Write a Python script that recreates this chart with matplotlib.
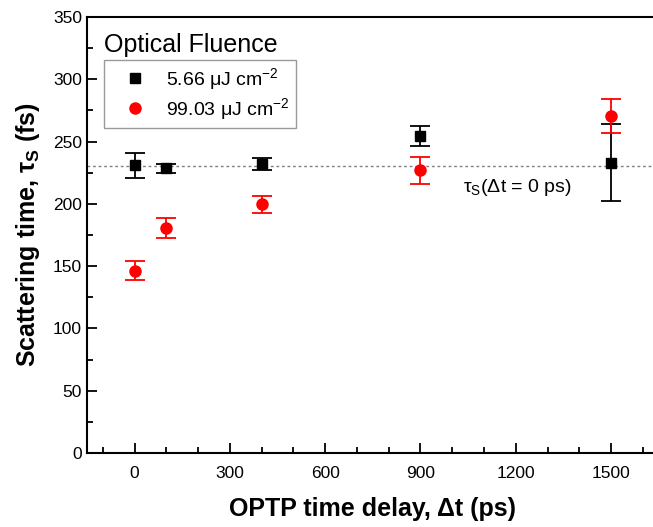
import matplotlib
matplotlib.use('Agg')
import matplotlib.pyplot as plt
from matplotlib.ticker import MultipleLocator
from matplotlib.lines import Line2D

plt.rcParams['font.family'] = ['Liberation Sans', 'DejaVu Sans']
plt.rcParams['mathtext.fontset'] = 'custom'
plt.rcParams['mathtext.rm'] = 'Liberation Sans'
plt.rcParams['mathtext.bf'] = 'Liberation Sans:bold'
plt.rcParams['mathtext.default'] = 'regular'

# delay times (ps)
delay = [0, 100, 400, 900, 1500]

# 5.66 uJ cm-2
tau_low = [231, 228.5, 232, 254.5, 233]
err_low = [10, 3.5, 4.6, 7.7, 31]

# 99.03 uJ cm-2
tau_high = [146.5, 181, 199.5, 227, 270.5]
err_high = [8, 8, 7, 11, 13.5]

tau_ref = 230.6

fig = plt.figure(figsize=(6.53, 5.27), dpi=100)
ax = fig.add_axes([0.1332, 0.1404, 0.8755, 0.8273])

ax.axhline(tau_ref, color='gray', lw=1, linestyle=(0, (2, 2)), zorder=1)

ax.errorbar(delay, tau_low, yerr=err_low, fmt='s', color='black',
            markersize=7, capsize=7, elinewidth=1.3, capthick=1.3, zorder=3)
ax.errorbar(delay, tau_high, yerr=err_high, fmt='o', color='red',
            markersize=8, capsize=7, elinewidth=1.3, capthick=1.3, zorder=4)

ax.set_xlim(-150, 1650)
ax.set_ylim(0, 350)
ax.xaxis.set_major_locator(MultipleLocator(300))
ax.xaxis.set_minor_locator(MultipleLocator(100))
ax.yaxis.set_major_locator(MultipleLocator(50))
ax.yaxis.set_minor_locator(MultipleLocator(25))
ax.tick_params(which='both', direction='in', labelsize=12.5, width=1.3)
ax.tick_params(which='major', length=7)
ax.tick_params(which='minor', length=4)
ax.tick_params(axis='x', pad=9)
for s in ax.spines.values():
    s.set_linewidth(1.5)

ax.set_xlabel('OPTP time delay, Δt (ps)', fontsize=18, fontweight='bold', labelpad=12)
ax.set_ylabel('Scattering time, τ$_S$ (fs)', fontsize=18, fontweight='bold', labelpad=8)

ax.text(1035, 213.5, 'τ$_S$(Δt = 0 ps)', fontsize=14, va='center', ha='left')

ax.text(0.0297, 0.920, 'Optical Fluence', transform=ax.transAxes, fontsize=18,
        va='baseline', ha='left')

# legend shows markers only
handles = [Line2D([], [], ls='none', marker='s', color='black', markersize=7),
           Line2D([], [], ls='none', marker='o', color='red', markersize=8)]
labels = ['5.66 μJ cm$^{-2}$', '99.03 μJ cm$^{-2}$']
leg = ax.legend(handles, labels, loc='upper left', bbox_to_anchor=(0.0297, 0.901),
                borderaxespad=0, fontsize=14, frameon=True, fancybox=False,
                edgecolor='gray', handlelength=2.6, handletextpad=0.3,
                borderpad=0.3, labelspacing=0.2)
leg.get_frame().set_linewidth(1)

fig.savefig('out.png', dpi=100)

____

### Problem statement
Extract, word for word, each line from the top of the data down to and including the line with "plt.rcParams['mathtext.default'] = 'regular'"; skip the pictures.

### Answer to this problem
Write a Python script that recreates this chart with matplotlib.
import matplotlib
matplotlib.use('Agg')
import matplotlib.pyplot as plt
from matplotlib.ticker import MultipleLocator
from matplotlib.lines import Line2D

plt.rcParams['font.family'] = ['Liberation Sans', 'DejaVu Sans']
plt.rcParams['mathtext.fontset'] = 'custom'
plt.rcParams['mathtext.rm'] = 'Liberation Sans'
plt.rcParams['mathtext.bf'] = 'Liberation Sans:bold'
plt.rcParams['mathtext.default'] = 'regular'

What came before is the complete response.